用户定义表聚合函数,是通过继承 TableAggregateFunction 抽象类来实现的。
-
AggregationFunction 要求必须实现的方法:
createAccumulator() accumulate() emitValue() -
TableAggregateFunction 的工作原理如下:
- 首先,它同样需要一个累加器(Accumulator),它是保存聚合中间结果的数据结构。通过调用
createAccumulator() 方法可以创建空累加器。 - 随后,对每个输入行调用函数的
accumulate() 方法来更新累加器。 - 处理完所有行后,将调用函数的
emitValue() 方法来计算并返回最终结果。 例如: package com.root.udf;
import com.root.SensorReading;
import org.apache.flink.api.java.tuple.Tuple2;
import org.apache.flink.streaming.api.TimeCharacteristic;
import org.apache.flink.streaming.api.datastream.DataStreamSource;
import org.apache.flink.streaming.api.datastream.SingleOutputStreamOperator;
import org.apache.flink.streaming.api.environment.StreamExecutionEnvironment;
import org.apache.flink.streaming.api.functions.timestamps.BoundedOutOfOrdernessTimestampExtractor;
import org.apache.flink.streaming.api.windowing.time.Time;
import org.apache.flink.table.api.Table;
import org.apache.flink.table.api.java.StreamTableEnvironment;
import org.apache.flink.table.functions.TableAggregateFunction;
import org.apache.flink.types.Row;
import org.apache.flink.util.Collector;
public class UDFTest4_TableAgg {
public static void main(String[] args) throws Exception {
StreamExecutionEnvironment env = StreamExecutionEnvironment.getExecutionEnvironment();
env.setStreamTimeCharacteristic(TimeCharacteristic.EventTime);
env.setParallelism(1);
StreamTableEnvironment tableEnv = StreamTableEnvironment.create(env);
DataStreamSource<String> inputStream = env.readTextFile("data/sensor.txt");
SingleOutputStreamOperator<SensorReading> dataStream = inputStream.map(line -> {
String[] fields = line.split(",");
return new SensorReading(fields[0], new Long(fields[1]), new Double(fields[2]));
})
.assignTimestampsAndWatermarks(new BoundedOutOfOrdernessTimestampExtractor<SensorReading>(Time.seconds(1)) {
@Override
public long extractTimestamp(SensorReading value) {
return value.getTimestamp() * 1000L;
}
});
MyAggTable myAggTable = new MyAggTable();
tableEnv.registerFunction("myAgg",myAggTable);
Table table = tableEnv.fromDataStream(dataStream, "id, temperature as temp, timestamp.rowtime as ts");
tableEnv.createTemporaryView("sensor",table);
Table result = table.groupBy("id")
.flatAggregate("myAgg(temp) as (temp, rank)")

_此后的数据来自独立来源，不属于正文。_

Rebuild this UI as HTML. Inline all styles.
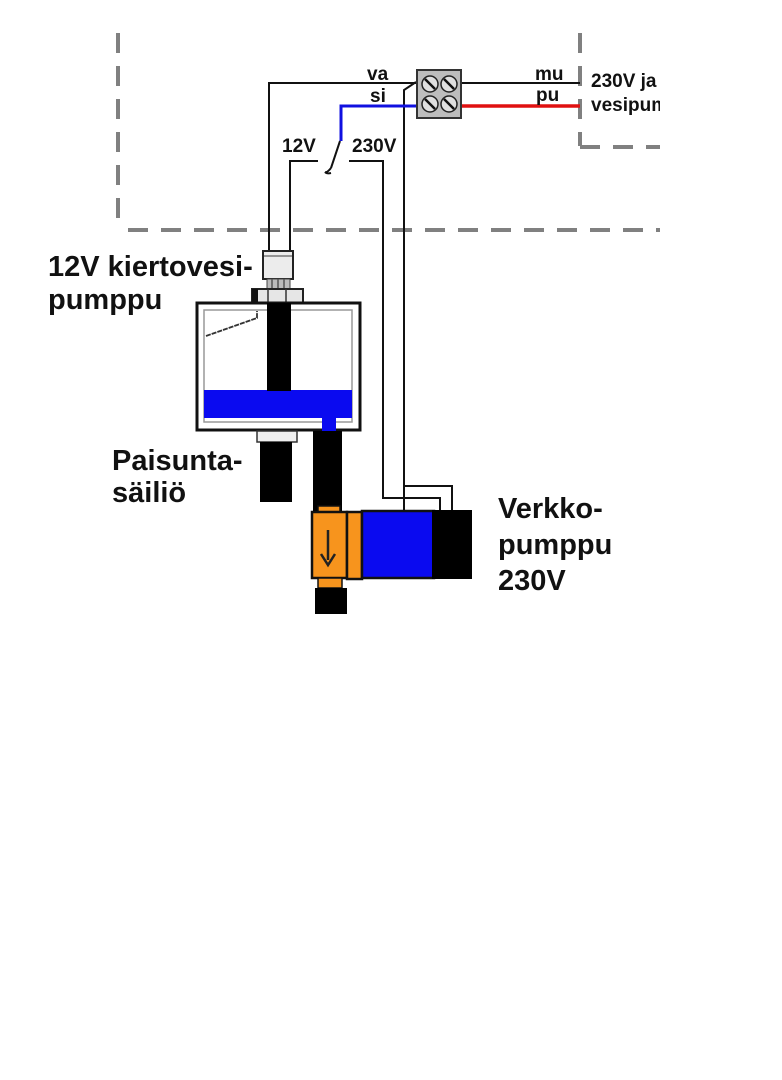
<!DOCTYPE html>
<html>
<head>
<meta charset="utf-8">
<style>
html,body{margin:0;padding:0;background:#fff;}
body{width:782px;height:1080px;position:relative;overflow:hidden;}
svg{position:absolute;left:0;top:0;}
text{font-family:"Liberation Sans",Arial,sans-serif;font-weight:bold;fill:#111;}
</style>
</head>
<body>
<svg width="782" height="1080" viewBox="0 0 782 1080">
<defs>
<clipPath id="c"><rect x="0" y="0" width="660" height="1080"/></clipPath>
</defs>
<g clip-path="url(#c)">
<!-- dashed boundary lines -->
<g stroke="#808080" stroke-width="4" fill="none">
<line x1="118" y1="33" x2="118" y2="226" stroke-dasharray="20 13"/>
<line x1="128" y1="230" x2="660" y2="230" stroke-dasharray="20 13"/>
<line x1="580" y1="33" x2="580" y2="146" stroke-dasharray="20 13"/>
<line x1="580" y1="147" x2="660" y2="147" stroke-dasharray="20 13"/>
</g>

<!-- wires -->
<g stroke="#111" stroke-width="2" fill="none">
<polyline points="269,252 269,83 417,83"/>
<line x1="461" y1="83" x2="580" y2="83"/>
<polyline points="404,510 404,90 416,82"/>
<polyline points="290,252 290,161 318,161"/>
<polyline points="349,161 383,161 383,498 440,498 440,510"/>
<polyline points="404,486 452,486 452,510"/>
<polyline points="340,141 331,168"/>
<path d="M331,168 q-4,5 -6,4 q2,2 6,1"/>
</g>
<polyline points="341,141 341,106 417,106" stroke="#1010e0" stroke-width="3" fill="none"/>
<line x1="461" y1="106" x2="580" y2="106" stroke="#e01010" stroke-width="3.5"/>

<!-- terminal block -->
<rect x="417" y="70" width="44" height="48" fill="#bdbdbd" stroke="#333" stroke-width="2"/>
<g fill="#e0e0e0" stroke="#222" stroke-width="1.5">
<circle cx="430" cy="84" r="8"/><circle cx="449" cy="84" r="8"/>
<circle cx="430" cy="104" r="8"/><circle cx="449" cy="104" r="8"/>
</g>
<g stroke="#111" stroke-width="2.5">
<line x1="425" y1="79" x2="435" y2="89"/><line x1="444" y1="79" x2="454" y2="89"/>
<line x1="425" y1="99" x2="435" y2="109"/><line x1="444" y1="99" x2="454" y2="109"/>
</g>

<!-- small labels -->
<g font-size="19">
<text x="367" y="80">va</text>
<text x="370" y="102">si</text>
<text x="535" y="80">mu</text>
<text x="536" y="101">pu</text>
<text x="282" y="152">12V</text>
<text x="352" y="152">230V</text>
<text x="591" y="87">230V ja</text>
<text x="591" y="111">vesipumppu</text>
</g>

<!-- pump connector -->
<rect x="263" y="251" width="30" height="28" fill="#ececec" stroke="#222" stroke-width="2"/>
<line x1="264" y1="256" x2="292" y2="256" stroke="#777" stroke-width="1.5"/>
<rect x="267" y="279" width="23" height="10" fill="#bbb" stroke="#444" stroke-width="1"/>
<g stroke="#555" stroke-width="1.5"><line x1="272" y1="279" x2="272" y2="289"/><line x1="278" y1="279" x2="278" y2="289"/><line x1="284" y1="279" x2="284" y2="289"/></g>
<rect x="252" y="289" width="51" height="14" fill="#e6e6e6" stroke="#222" stroke-width="2"/>
<rect x="252" y="289" width="6" height="14" fill="#111"/>
<g stroke="#333" stroke-width="1.5"><line x1="268" y1="289" x2="268" y2="303"/><line x1="286" y1="289" x2="286" y2="303"/></g>

<!-- tank -->
<rect x="197" y="303" width="163" height="127" fill="#fff" stroke="#111" stroke-width="3"/>
<rect x="204" y="310" width="148" height="112" fill="none" stroke="#999" stroke-width="1.5"/>
<rect x="204" y="390" width="148" height="28" fill="#0a0af0"/>
<rect x="322" y="416" width="14" height="16" fill="#0a0af0"/>
<rect x="267" y="303" width="24" height="88" fill="#000"/>
<polyline points="206,336 257,318 257,311" fill="none" stroke="#333" stroke-width="1.8" stroke-dasharray="5 1"/>

<!-- below tank -->
<rect x="257" y="431" width="40" height="11" fill="#f0f0f0" stroke="#333" stroke-width="1.5"/>
<rect x="260" y="442" width="32" height="60" fill="#000"/>
<rect x="313" y="431" width="29" height="80" fill="#000"/>

<!-- network pump -->
<rect x="318" y="506" width="22" height="8" fill="#f7941d" stroke="#111" stroke-width="1.5"/>
<rect x="312" y="512" width="35" height="66" fill="#f7941d" stroke="#111" stroke-width="2.5"/>
<rect x="347" y="512" width="15" height="67" fill="#f7941d" stroke="#111" stroke-width="2.5"/>
<rect x="362" y="511" width="72" height="67" fill="#0a0af0" stroke="#111" stroke-width="2.5"/>
<rect x="432" y="510" width="40" height="69" fill="#000"/>
<rect x="318" y="578" width="24" height="10" fill="#f7941d" stroke="#111" stroke-width="1.5"/>
<rect x="315" y="588" width="32" height="26" fill="#000"/>
<line x1="328" y1="530" x2="328" y2="560" stroke="#222" stroke-width="2.5"/>
<polyline points="321,554 328,565 335,554" fill="none" stroke="#222" stroke-width="2.5"/>

<!-- big labels -->
<g font-size="29">
<text x="48" y="276">12V kiertovesi-</text>
<text x="48" y="309">pumppu</text>
<text x="112" y="470">Paisunta-</text>
<text x="112" y="502">säiliö</text>
<text x="498" y="518">Verkko-</text>
<text x="498" y="554">pumppu</text>
<text x="498" y="590">230V</text>
</g>
</g>
</svg>
</body>
</html>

.select("id, temp, rank");
tableEnv.toRetractStream(result, Row.class).print("res");
env.execute();
}
public static class AggTabTempAcc{
public Double highestTemp;
public Double secondHighestTemp;
public AggTabTempAcc(){
highestTemp = Double.MIN_VALUE;
secondHighestTemp = Double.MIN_VALUE;
}
}
public static class MyAggTable extends TableAggregateFunction<Tuple2<Double,Integer>,AggTabTempAcc>{
@Override
public AggTabTempAcc createAccumulator() {
return new AggTabTempAcc();
}
public void accumulate(AggTabTempAcc acc,Double temp){
if (temp > acc.highestTemp){
acc.secondHighestTemp = acc.highestTemp;
acc.highestTemp = temp;
} else if (temp > acc.secondHighestTemp){
acc.secondHighestTemp = temp;
}
}
public void emitValue(AggTabTempAcc acc, Collector<Tuple2<Double, Integer>> col){
col.collect(new Tuple2<>(acc.highestTemp,1));
col.collect(new Tuple2<>(acc.secondHighestTemp,2));
}
}
}
|